>> Start Task inputs

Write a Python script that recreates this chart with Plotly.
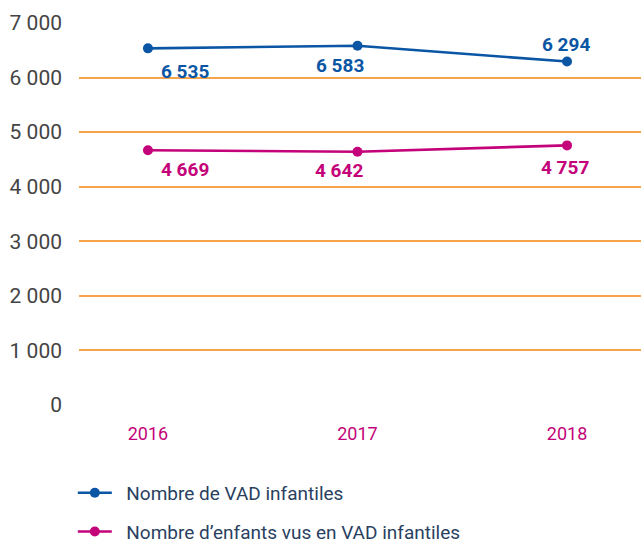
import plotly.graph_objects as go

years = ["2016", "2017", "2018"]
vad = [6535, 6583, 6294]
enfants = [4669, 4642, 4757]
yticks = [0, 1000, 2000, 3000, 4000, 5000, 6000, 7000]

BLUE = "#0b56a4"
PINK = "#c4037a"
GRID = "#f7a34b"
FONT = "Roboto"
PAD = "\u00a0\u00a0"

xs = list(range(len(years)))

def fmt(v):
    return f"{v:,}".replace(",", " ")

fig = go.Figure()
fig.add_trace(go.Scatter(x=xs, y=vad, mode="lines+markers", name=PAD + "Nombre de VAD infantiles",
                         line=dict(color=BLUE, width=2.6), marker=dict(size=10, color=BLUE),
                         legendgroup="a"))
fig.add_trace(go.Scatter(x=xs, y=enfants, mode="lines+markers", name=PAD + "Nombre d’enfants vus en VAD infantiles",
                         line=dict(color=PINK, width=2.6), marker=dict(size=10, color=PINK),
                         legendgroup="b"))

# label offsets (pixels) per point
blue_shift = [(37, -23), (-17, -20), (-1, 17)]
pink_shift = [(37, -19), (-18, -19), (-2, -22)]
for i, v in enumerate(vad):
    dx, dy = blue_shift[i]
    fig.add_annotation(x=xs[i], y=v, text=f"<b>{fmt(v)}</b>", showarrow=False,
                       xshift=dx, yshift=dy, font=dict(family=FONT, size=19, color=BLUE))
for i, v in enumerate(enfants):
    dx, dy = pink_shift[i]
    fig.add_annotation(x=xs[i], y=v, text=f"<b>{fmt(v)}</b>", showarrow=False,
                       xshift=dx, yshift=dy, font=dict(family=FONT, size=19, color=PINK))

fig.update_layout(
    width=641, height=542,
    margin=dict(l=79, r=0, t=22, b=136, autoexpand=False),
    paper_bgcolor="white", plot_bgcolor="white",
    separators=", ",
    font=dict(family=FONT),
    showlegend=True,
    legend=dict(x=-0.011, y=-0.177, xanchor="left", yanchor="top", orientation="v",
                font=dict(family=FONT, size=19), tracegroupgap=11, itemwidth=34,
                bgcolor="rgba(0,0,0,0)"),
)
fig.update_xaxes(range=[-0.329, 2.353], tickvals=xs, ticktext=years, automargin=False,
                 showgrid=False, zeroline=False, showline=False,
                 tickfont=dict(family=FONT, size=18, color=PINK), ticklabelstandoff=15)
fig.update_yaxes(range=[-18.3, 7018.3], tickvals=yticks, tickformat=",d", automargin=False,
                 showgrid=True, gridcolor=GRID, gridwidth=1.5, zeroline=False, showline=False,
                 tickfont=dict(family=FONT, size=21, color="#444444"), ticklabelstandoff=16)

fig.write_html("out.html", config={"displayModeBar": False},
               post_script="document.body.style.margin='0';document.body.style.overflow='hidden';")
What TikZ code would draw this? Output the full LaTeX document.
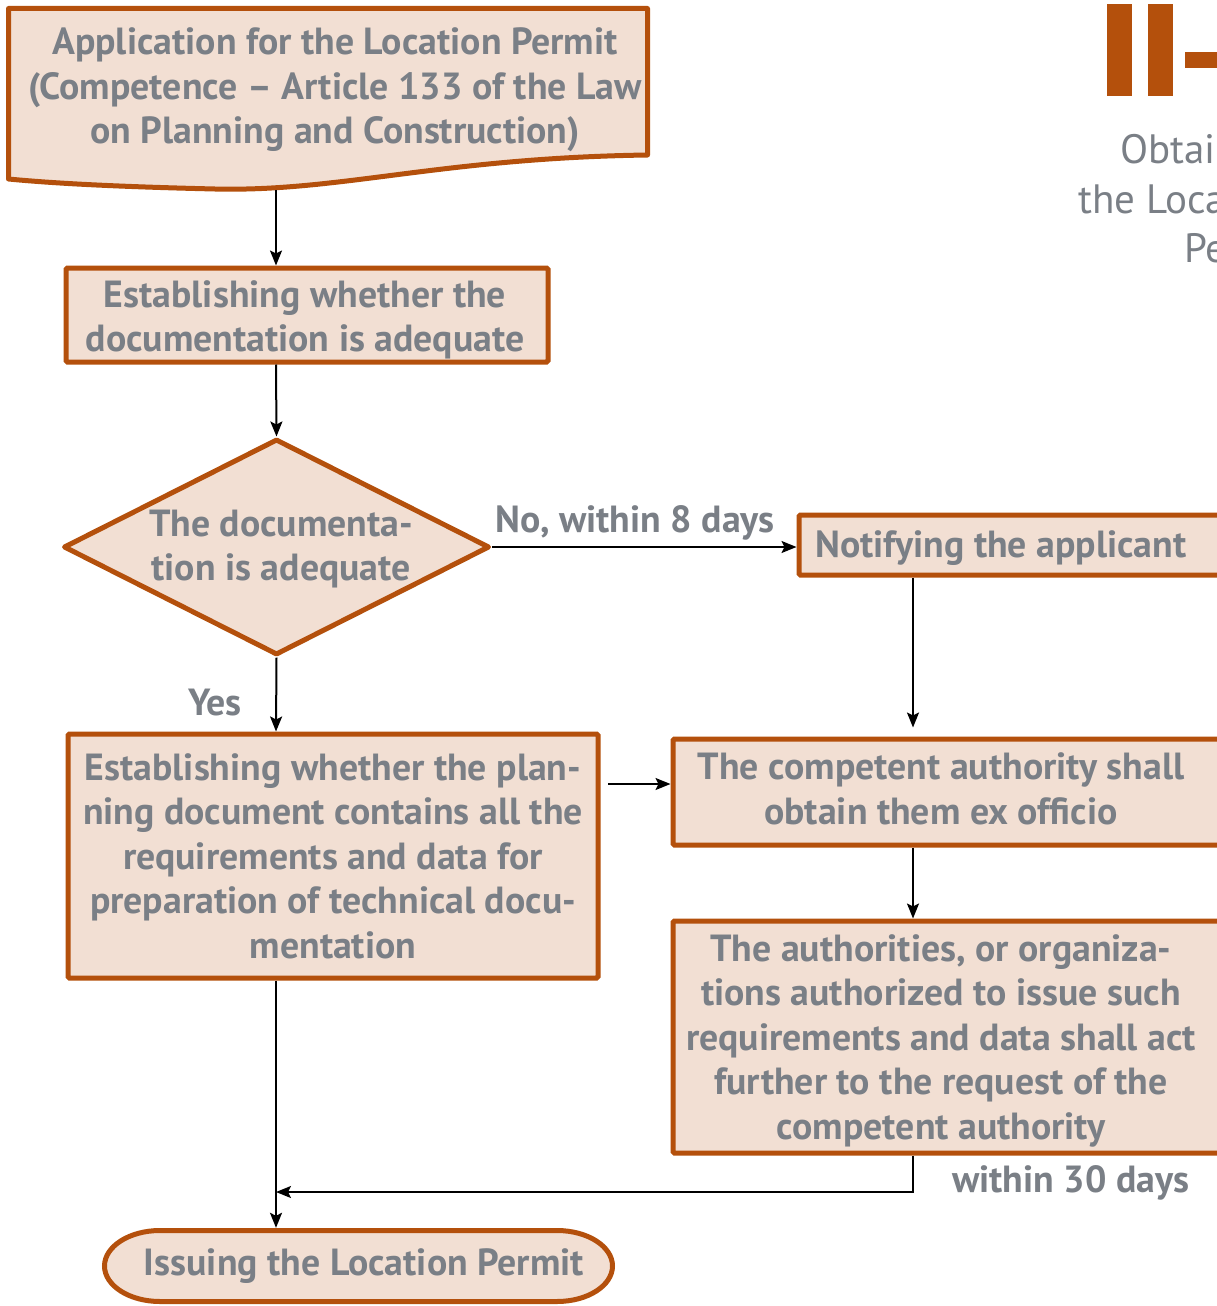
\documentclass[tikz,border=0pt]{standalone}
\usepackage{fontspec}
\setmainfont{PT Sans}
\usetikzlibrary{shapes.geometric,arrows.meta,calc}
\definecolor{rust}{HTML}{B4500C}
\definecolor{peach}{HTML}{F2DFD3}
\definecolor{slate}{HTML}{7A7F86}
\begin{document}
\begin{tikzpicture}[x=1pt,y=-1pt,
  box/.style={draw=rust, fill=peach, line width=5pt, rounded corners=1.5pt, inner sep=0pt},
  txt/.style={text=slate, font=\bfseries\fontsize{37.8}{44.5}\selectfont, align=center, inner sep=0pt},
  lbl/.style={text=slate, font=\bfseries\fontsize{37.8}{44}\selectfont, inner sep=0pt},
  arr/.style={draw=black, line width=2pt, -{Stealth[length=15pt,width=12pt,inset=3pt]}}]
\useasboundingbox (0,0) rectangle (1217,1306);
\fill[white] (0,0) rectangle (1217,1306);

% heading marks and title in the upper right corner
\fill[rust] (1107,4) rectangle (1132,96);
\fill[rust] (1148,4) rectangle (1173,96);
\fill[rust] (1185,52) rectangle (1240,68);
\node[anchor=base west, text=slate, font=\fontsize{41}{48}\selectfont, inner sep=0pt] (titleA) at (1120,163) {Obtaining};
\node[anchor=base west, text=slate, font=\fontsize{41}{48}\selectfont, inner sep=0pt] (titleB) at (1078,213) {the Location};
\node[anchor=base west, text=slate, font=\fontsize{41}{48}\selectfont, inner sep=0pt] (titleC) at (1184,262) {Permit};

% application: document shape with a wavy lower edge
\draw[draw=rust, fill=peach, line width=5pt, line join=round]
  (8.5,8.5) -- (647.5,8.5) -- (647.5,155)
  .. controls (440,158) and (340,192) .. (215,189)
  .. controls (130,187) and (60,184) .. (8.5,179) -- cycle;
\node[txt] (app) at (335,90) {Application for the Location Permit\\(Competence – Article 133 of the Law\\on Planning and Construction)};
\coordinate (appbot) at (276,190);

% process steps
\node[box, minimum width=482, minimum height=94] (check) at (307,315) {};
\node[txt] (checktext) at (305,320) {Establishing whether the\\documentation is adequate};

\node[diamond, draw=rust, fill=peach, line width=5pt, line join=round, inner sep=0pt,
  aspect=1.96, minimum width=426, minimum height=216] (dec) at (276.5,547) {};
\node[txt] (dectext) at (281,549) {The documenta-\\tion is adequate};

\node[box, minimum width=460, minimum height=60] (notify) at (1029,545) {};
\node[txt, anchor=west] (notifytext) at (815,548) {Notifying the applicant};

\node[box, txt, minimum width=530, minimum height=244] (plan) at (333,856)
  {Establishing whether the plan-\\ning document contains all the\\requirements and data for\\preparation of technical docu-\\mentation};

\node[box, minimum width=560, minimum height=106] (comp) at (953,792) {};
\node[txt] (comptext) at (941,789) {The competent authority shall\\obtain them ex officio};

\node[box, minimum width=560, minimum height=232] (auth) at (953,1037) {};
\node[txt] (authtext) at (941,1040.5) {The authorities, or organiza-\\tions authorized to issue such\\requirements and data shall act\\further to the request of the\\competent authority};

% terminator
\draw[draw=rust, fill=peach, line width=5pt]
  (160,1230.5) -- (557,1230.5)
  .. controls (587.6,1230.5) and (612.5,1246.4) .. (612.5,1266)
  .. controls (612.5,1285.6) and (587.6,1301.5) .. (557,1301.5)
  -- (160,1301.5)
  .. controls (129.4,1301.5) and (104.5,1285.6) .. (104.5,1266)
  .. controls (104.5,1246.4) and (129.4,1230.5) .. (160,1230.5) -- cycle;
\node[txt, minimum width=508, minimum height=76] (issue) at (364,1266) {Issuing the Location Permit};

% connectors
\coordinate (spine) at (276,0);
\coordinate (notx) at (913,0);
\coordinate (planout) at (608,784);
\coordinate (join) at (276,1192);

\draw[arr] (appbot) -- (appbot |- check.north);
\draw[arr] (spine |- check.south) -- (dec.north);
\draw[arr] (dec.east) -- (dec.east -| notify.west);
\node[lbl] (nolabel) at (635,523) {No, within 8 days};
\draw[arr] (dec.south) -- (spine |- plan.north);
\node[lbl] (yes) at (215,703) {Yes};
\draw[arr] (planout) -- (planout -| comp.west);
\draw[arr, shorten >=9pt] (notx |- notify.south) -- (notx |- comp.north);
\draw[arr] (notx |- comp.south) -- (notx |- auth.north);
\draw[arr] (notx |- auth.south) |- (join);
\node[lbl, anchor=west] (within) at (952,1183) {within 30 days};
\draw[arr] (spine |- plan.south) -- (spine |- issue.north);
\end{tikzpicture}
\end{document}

>> End Task inputs

Exercise prompt:
Reproduce the data above exactly, but only from the line containing "What TikZ code" through the line containing "inner sep=0pt] (titleC)"; skip the pictures.

Solution for this task:
What TikZ code would draw this? Output the full LaTeX document.
\documentclass[tikz,border=0pt]{standalone}
\usepackage{fontspec}
\setmainfont{PT Sans}
\usetikzlibrary{shapes.geometric,arrows.meta,calc}
\definecolor{rust}{HTML}{B4500C}
\definecolor{peach}{HTML}{F2DFD3}
\definecolor{slate}{HTML}{7A7F86}
\begin{document}
\begin{tikzpicture}[x=1pt,y=-1pt,
  box/.style={draw=rust, fill=peach, line width=5pt, rounded corners=1.5pt, inner sep=0pt},
  txt/.style={text=slate, font=\bfseries\fontsize{37.8}{44.5}\selectfont, align=center, inner sep=0pt},
  lbl/.style={text=slate, font=\bfseries\fontsize{37.8}{44}\selectfont, inner sep=0pt},
  arr/.style={draw=black, line width=2pt, -{Stealth[length=15pt,width=12pt,inset=3pt]}}]
\useasboundingbox (0,0) rectangle (1217,1306);
\fill[white] (0,0) rectangle (1217,1306);

% heading marks and title in the upper right corner
\fill[rust] (1107,4) rectangle (1132,96);
\fill[rust] (1148,4) rectangle (1173,96);
\fill[rust] (1185,52) rectangle (1240,68);
\node[anchor=base west, text=slate, font=\fontsize{41}{48}\selectfont, inner sep=0pt] (titleA) at (1120,163) {Obtaining};
\node[anchor=base west, text=slate, font=\fontsize{41}{48}\selectfont, inner sep=0pt] (titleB) at (1078,213) {the Location};
\node[anchor=base west, text=slate, font=\fontsize{41}{48}\selectfont, inner sep=0pt] (titleC) at (1184,262) {Permit};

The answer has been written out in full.